Bingaman faces a maximum penalty of 40 years in prison, Assistant State's Attorney Robert Veil said.
Baby's family reacts to verdict
The baby's mother, Ashley Myers, sobbed as her father held her after court was adjourned.
A distraught woman left the courtroom wailing, after the jury's foreman read that Bingaman was found not guilty of first- and second-degree murder.
The baby's father, Chris Cannon, held his head in his hands, and someone in the audience called Bingaman a "dead man walking" as deputies led him from the courtroom.
The baby's great-grandmother, Shirlene Spessard, shouted "baby murderer" at the closed door to the room where Bingaman was being held.

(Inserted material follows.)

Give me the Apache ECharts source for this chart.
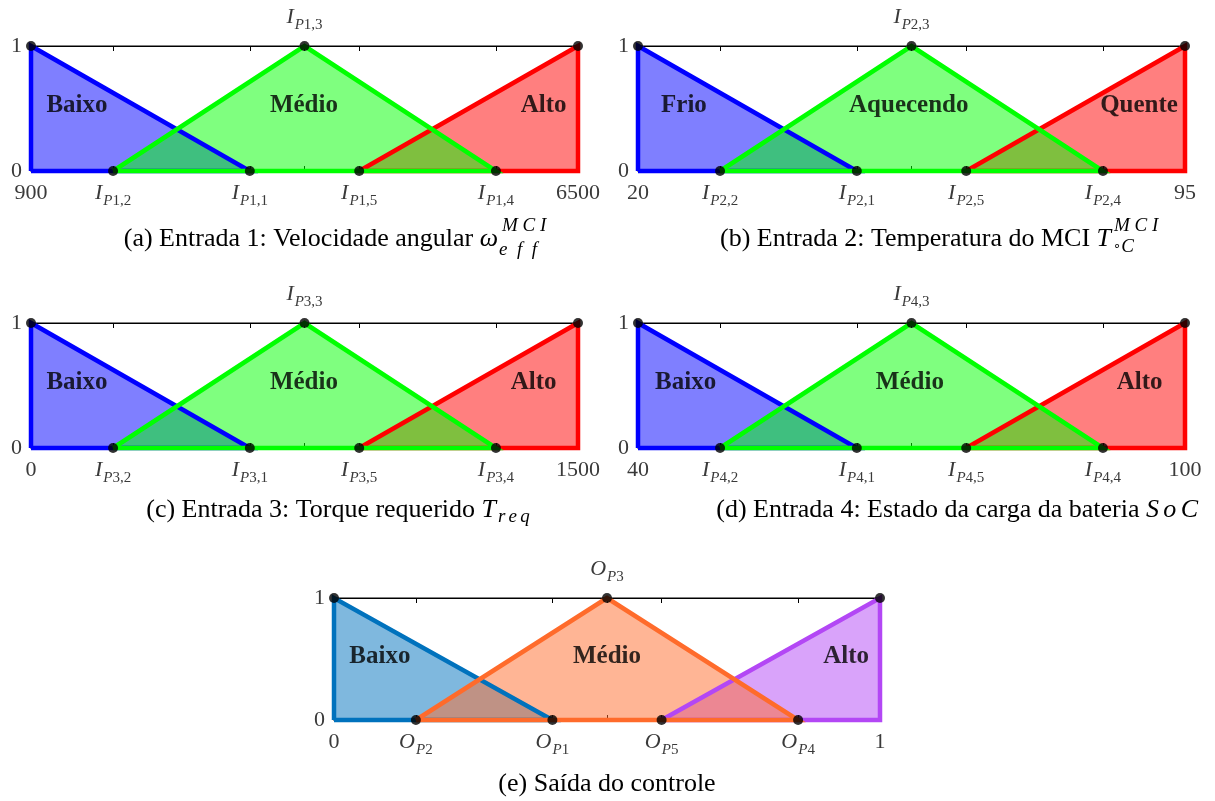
<!DOCTYPE html>
<html><head><meta charset="utf-8">
<script src="https://cdn.jsdelivr.net/npm/echarts@6/dist/echarts.min.js"></script>
<style>html,body{margin:0;padding:0;background:#fff}#c{width:1215px;height:801px}</style>
</head><body><div id="c"></div><script>
// ---- data ----
const breakpoints = [0, 0.15, 0.4, 0.5, 0.6, 0.85, 1];
const lowSet  = [[0, 0], [0, 1], [0.4, 0], [0, 0]];
const midSet  = [[0.15, 0], [0.5, 1], [0.85, 0], [0.15, 0]];
const highSet = [[0.6, 0], [1, 1], [1, 0], [0.6, 0]];
const markerPoints = [[0, 1], [0.15, 0], [0.4, 0], [0.5, 1], [0.6, 0], [0.85, 0], [1, 1]];
const rangeLow  = ['900', '20', '0', '40', '0'];
const rangeHigh = ['6500', '95', '1500', '100', '1'];
const symbolBase = ['I', 'I', 'I', 'I', 'O'];
const subscriptN = [
  ['1,2', '1,1', '1,3', '1,5', '1,4'],
  ['2,2', '2,1', '2,3', '2,5', '2,4'],
  ['3,2', '3,1', '3,3', '3,5', '3,4'],
  ['4,2', '4,1', '4,3', '4,5', '4,4'],
  ['2', '1', '3', '5', '4']
];
const setNames = [
  ['Baixo', 'Médio', 'Alto'],
  ['Frio', 'Aquecendo', 'Quente'],
  ['Baixo', 'Médio', 'Alto'],
  ['Baixo', 'Médio', 'Alto'],
  ['Baixo', 'Médio', 'Alto']
];
const setNameX = [
  [0.084, 0.499, 0.937],
  [0.084, 0.495, 0.916],
  [0.084, 0.499, 0.919],
  [0.087, 0.497, 0.917],
  [0.084, 0.500, 0.938]
];
const setNameY = 0.52;

// ---- styles / layout ----
const grids = [
  {left: 31, top: 46, width: 547, height: 125},
  {left: 638, top: 46, width: 547, height: 125},
  {left: 31, top: 323, width: 547, height: 125},
  {left: 638, top: 323, width: 547, height: 125},
  {left: 334, top: 598, width: 546, height: 122}
];
const palettes = [
  ['#0000ff', '#00ff00', '#ff0000'],
  ['#0000ff', '#00ff00', '#ff0000'],
  ['#0000ff', '#00ff00', '#ff0000'],
  ['#0000ff', '#00ff00', '#ff0000'],
  ['#0072BD', '#FF6B2B', '#B347F5']
];
const SERIF = '"Liberation Serif", "DejaVu Serif", serif';
const LBL = '#3a3a3a';
const rich = {
  num: {fontFamily: SERIF, fontSize: 22, color: LBL, verticalAlign: 'bottom'},
  sym: {fontFamily: SERIF, fontStyle: 'italic', fontSize: 22, color: LBL, verticalAlign: 'bottom', padding: [0, 1, 5, 0]},
  sp: {fontFamily: SERIF, fontStyle: 'italic', fontSize: 15, color: LBL, verticalAlign: 'bottom'},
  sn: {fontFamily: SERIF, fontSize: 15, color: LBL, verticalAlign: 'bottom'}
};
function idxOf(v) { return breakpoints.findIndex(b => Math.abs(b - v) < 1e-9); }
function tickLabel(p, v) {
  const i = idxOf(v);
  if (i === 0) return '{num|' + rangeLow[p] + '}';
  if (i === breakpoints.length - 1) return '{num|' + rangeHigh[p] + '}';
  return '{sym|' + symbolBase[p] + '}{sp|P}{sn|' + subscriptN[p][i - 1] + '}';
}
function rgba(hex, a) {
  const n = parseInt(hex.slice(1), 16);
  return 'rgba(' + (n >> 16) + ',' + ((n >> 8) & 255) + ',' + (n & 255) + ',' + a + ')';
}

const option = {grid: [], xAxis: [], yAxis: [], series: [], animation: false, backgroundColor: '#fff'};
grids.forEach((g, p) => {
  option.grid.push(Object.assign({show: true, borderColor: '#000', borderWidth: 1, backgroundColor: 'transparent'}, g));
  option.xAxis.push({
    type: 'value', gridIndex: p, min: 0, max: 1, position: 'bottom',
    axisLine: {show: true, lineStyle: {color: '#000', width: 1}},
    axisTick: {show: true, inside: true, length: 5, customValues: [0.15, 0.4, 0.5, 0.6, 0.85], lineStyle: {color: '#000'}},
    axisLabel: {show: true, customValues: [0, 0.15, 0.4, 0.6, 0.85, 1], margin: 11, formatter: v => tickLabel(p, v), rich: rich},
    splitLine: {show: false}
  });
  option.xAxis.push({
    type: 'value', gridIndex: p, min: 0, max: 1, position: 'top',
    axisLine: {show: true, lineStyle: {color: '#000', width: 1}},
    axisTick: {show: true, inside: true, length: 5, customValues: [0.15, 0.4, 0.5, 0.6, 0.85], lineStyle: {color: '#000'}},
    axisLabel: {show: true, customValues: [0.5], margin: 13, formatter: v => tickLabel(p, v), rich: rich},
    splitLine: {show: false}
  });
  option.yAxis.push({
    type: 'value', gridIndex: p, min: 0, max: 1,
    axisLine: {show: true, lineStyle: {color: '#000'}},
    axisTick: {show: false},
    axisLabel: {show: true, customValues: [0, 1], margin: 9, fontFamily: SERIF, fontSize: 22, color: LBL},
    splitLine: {show: false}
  });
  const pal = palettes[p];
  const sets = [[lowSet, pal[0]], [highSet, pal[2]], [midSet, pal[1]]];
  sets.forEach(([d, c]) => {
    option.series.push({
      type: 'line', xAxisIndex: p * 2, yAxisIndex: p, data: d, symbol: 'none', clip: false,
      lineStyle: {color: c, width: 4.5, join: 'miter'},
      areaStyle: {color: rgba(c, 0.5), opacity: 1, origin: 'start'},
      z: 2
    });
  });
  option.series.push({
    type: 'scatter', xAxisIndex: p * 2, yAxisIndex: p, data: markerPoints, symbolSize: 10,
    itemStyle: {color: '#000'}, clip: false, z: 5
  });
  option.series.push({
    type: 'scatter', xAxisIndex: p * 2, yAxisIndex: p, symbolSize: 1, itemStyle: {color: 'rgba(0,0,0,0)'},
    data: setNames[p].map((n, k) => ({value: [setNameX[p][k], setNameY], name: n})),
    label: {show: true, position: 'inside', formatter: o => o.name, fontFamily: SERIF, fontWeight: 'bold', fontSize: 25, color: '#000'},
    z: 6
  });
});

const CAP = '26px ' + SERIF;
const SMALL = 'italic 19px ' + SERIF;
function capText(x, y, text, align, richObj) {
  return {type: 'text', x: x, y: y, z: 10, style: {text: text, font: CAP, fill: '#000', align: align, verticalAlign: 'middle', rich: richObj || {}}};
}
function smallText(x, y, text, richObj) {
  return {type: 'text', x: x, y: y, z: 10, style: {text: text, font: SMALL, fill: '#000', align: 'left', verticalAlign: 'middle', rich: richObj || {}}};
}
const mathRich = {m: {fontFamily: SERIF, fontStyle: 'italic', fontSize: 26, color: '#000'}};
option.graphic = [
  capText(498, 239, '(a) Entrada 1: Velocidade angular {m|ω}', 'right', mathRich),
  smallText(502, 226, 'M C I'),
  smallText(499, 250, 'e\u2002f\u2002f'),
  capText(1111, 239, '(b) Entrada 2: Temperatura do MCI {m|T}', 'right', mathRich),
  smallText(1114, 226, 'M C I'),
  smallText(1113, 247, '{d|∘}{c|C}', {d: {fontFamily: '"DejaVu Sans"', fontSize: 13, color: '#000'}, c: {fontFamily: SERIF, fontStyle: 'italic', fontSize: 19, color: '#000'}}),
  capText(496, 510, '(c) Entrada 3: Torque requerido {m|T}', 'right', mathRich),
  smallText(498, 517, 'r\u2006e\u2006q'),
  capText(1198, 510, '(d) Entrada 4: Estado da carga da bateria {m|S\u2006o\u2006C}', 'right', mathRich),
  capText(607, 784, '(e) Saída do controle', 'center')
];

const chart = echarts.init(document.getElementById('c'), null, {renderer: 'canvas'});
chart.setOption(option);
</script></body></html>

Bingaman was in custody and held without bond Thursday at Washington County Detention Center.
The state presented several witnesses during two days of testimony in the case. Two expert witnesses testified about the severity of the victim's head injuries, which would have been inflicted by a blunt object, they testified.
The boy had been in the care of his mother and Bingaman in the hours immediately before his injuries were discovered.
Defense requests presentence investigation report
Bingaman's father took the stand in his son's defense Wednesday morning. He was the only defense witness.
At the defense's request, a presentence investigation report will be completed before sentencing. Washington County Circuit Judge M. Kenneth Long Jr. declined to set a sentencing date, pending the completion of the report.
Earlier in the day, jurors asked Long if the testimony of Dr. Allen Walker, director of the Division of Pediatric Emergency Medicine at Johns Hopkins Hospital, could be read to them again. Walker testified Tuesday that the boy's injuries were "some of the worst I've seen."
Long told jurors they must rely on their collective memory of Walker's testimony.
Jurors also asked if an autopsy report on the boy had been entered into evidence. Long told them it had not been introduced as an exhibit in the trial.
Defense felt 'evidence was lacking'
In a statement made outside the courthouse, Bingaman's attorney Scott Rolle said he respectfully disagrees with the jury's verdict, and Bingaman denies that he committed the crime. The defense felt Bingaman got a fair trial, Rolle said.
The jurors deliberated for a long time, and they took the case seriously, Rolle said.
"I did feel evidence was lacking for a guilty verdict," he said.
State says victim's family 'traumatized'
The state was pleased that Bingaman was convicted of the "very serious first-degree child abuse count," Veil said.
Veil, who described the victim's family as "traumatized" by the verdict, would have liked to see Bingaman face more time in prison, he said.
He thought the jurors carefully looked at the state's exhibits, including a 50-page transcribed statement Bingaman made to police, Veil said.
A number of strong witnesses, including the Washington County Sheriff's deputies who testified and Dr. Walker, helped make the case, he said.